WHAT TO WORK ON. Write out again the entries from the first line to the line that includes "from matplotlib.patches import", keeping both of those lines.

DATA RECORDS.
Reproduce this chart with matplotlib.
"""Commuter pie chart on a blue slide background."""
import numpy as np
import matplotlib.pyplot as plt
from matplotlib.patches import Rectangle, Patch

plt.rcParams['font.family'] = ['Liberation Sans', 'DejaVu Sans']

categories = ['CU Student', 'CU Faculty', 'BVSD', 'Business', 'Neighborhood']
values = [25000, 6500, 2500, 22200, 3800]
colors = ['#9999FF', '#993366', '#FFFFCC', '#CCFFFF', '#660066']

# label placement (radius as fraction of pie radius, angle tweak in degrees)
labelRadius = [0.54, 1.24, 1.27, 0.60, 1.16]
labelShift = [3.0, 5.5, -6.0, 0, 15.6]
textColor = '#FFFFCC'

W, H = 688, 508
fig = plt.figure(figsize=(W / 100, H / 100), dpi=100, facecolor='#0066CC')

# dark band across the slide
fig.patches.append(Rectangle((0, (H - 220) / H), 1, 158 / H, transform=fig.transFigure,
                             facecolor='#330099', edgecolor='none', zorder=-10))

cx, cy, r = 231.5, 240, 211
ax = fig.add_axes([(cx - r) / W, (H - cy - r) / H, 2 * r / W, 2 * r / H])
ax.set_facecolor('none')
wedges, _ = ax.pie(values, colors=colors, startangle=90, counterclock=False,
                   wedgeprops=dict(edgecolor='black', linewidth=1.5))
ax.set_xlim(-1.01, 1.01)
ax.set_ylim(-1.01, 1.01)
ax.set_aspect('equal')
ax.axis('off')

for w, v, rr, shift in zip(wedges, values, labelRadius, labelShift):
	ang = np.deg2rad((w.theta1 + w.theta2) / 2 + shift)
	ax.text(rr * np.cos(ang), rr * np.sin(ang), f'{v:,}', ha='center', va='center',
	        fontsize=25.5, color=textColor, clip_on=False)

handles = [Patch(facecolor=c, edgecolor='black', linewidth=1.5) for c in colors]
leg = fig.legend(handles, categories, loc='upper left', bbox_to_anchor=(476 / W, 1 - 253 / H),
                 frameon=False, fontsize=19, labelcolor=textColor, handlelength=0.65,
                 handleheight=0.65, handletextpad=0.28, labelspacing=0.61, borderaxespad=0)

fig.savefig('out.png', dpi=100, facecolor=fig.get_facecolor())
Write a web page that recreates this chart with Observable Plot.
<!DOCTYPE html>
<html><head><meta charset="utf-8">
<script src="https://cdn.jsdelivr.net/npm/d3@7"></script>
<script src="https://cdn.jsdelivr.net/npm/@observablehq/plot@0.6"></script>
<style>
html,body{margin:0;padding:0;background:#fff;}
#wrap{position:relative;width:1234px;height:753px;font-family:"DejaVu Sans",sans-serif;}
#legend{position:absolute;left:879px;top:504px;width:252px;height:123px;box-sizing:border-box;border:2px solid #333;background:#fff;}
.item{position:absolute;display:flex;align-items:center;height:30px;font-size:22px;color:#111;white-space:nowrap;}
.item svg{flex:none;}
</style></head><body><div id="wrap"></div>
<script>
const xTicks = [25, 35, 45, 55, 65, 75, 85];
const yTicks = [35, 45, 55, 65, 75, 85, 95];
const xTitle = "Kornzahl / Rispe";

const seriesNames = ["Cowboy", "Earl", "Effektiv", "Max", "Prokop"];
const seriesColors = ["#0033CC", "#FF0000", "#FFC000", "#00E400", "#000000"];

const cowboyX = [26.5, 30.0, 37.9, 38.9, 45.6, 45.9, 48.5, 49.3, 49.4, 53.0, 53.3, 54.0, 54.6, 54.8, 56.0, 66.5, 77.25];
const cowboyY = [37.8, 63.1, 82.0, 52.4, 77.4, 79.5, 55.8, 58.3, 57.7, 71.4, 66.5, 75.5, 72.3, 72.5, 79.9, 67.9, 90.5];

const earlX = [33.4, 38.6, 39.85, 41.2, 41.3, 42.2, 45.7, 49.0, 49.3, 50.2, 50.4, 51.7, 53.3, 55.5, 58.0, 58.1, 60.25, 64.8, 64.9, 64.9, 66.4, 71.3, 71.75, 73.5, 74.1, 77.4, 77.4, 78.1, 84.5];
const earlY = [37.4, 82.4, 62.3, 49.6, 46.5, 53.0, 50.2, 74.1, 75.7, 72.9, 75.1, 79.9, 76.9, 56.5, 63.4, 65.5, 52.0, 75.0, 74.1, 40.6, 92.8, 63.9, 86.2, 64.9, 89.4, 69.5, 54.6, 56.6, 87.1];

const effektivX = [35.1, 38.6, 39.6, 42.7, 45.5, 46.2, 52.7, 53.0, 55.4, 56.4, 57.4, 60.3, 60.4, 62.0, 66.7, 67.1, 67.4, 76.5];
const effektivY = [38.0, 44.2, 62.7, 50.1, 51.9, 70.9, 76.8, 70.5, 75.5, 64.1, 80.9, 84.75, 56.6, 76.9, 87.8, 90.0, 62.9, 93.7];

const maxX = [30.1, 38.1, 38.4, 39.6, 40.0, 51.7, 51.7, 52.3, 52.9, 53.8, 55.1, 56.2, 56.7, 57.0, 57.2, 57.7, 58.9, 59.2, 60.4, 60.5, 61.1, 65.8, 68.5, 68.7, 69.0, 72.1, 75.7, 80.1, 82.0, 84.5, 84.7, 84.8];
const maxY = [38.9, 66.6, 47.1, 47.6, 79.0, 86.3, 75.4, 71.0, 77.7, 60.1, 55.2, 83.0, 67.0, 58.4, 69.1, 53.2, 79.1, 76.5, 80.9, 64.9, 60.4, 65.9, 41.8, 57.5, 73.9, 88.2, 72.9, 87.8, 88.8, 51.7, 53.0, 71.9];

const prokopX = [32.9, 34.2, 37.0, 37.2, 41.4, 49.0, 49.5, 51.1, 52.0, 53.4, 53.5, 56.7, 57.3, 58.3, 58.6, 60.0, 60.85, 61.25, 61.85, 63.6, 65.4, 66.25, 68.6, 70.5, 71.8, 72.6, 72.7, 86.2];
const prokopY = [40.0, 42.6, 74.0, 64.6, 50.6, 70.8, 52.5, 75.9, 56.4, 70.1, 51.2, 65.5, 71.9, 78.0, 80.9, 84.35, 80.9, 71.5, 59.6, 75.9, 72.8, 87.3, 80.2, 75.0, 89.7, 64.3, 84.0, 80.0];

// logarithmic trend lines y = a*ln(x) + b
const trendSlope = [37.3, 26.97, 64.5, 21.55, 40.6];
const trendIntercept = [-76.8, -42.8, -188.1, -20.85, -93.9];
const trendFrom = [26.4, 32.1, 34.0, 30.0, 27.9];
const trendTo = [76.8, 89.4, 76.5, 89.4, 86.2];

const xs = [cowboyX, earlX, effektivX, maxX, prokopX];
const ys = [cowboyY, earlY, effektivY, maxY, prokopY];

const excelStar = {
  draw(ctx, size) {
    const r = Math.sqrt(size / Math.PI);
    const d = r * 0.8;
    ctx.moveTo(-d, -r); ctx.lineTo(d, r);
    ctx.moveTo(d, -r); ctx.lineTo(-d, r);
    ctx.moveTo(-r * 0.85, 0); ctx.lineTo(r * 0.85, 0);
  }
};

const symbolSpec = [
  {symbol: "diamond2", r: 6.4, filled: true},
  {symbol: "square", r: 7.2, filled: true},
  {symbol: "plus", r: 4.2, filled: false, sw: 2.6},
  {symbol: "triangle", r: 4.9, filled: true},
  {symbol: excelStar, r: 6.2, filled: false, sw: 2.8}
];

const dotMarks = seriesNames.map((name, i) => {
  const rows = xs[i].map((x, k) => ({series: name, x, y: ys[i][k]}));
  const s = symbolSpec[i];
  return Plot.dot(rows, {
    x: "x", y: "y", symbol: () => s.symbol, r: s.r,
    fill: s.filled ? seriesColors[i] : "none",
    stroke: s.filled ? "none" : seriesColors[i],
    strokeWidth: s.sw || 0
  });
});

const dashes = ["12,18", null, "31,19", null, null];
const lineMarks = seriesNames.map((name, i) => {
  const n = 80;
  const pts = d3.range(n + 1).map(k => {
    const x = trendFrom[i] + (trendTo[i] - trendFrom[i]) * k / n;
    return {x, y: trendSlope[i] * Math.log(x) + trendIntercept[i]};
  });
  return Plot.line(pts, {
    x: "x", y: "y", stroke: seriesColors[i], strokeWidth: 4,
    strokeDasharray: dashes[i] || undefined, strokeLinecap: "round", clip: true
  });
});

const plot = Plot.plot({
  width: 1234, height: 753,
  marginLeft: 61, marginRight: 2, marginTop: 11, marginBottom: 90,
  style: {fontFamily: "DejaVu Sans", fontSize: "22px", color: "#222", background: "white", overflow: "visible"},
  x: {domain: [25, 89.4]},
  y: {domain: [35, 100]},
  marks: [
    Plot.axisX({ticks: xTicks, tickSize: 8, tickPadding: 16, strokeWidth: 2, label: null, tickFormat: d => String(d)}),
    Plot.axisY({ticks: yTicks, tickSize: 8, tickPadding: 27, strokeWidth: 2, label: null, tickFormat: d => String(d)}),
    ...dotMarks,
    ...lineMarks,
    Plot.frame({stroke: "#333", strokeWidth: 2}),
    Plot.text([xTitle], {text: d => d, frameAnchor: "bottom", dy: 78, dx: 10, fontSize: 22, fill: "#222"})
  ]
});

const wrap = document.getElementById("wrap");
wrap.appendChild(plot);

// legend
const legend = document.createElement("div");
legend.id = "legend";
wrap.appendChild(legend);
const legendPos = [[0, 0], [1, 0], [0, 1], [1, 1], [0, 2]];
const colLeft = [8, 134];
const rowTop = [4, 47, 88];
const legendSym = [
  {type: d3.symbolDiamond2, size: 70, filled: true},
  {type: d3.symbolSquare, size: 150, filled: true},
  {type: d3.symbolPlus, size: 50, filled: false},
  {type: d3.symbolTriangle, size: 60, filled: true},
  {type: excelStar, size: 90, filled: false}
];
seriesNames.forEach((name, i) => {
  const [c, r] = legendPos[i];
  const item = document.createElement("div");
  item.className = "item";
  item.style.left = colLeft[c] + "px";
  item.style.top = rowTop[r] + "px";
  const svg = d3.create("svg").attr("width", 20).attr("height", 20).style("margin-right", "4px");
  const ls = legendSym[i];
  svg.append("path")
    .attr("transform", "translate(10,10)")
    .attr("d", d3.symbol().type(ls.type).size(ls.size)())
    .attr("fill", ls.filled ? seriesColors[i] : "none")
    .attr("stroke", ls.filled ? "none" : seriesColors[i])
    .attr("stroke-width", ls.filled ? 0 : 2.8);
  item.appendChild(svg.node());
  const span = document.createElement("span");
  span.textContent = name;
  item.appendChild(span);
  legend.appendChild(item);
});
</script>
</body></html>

FULL SOLUTION.
Reproduce this chart with matplotlib.
"""Commuter pie chart on a blue slide background."""
import numpy as np
import matplotlib.pyplot as plt
from matplotlib.patches import Rectangle, Patch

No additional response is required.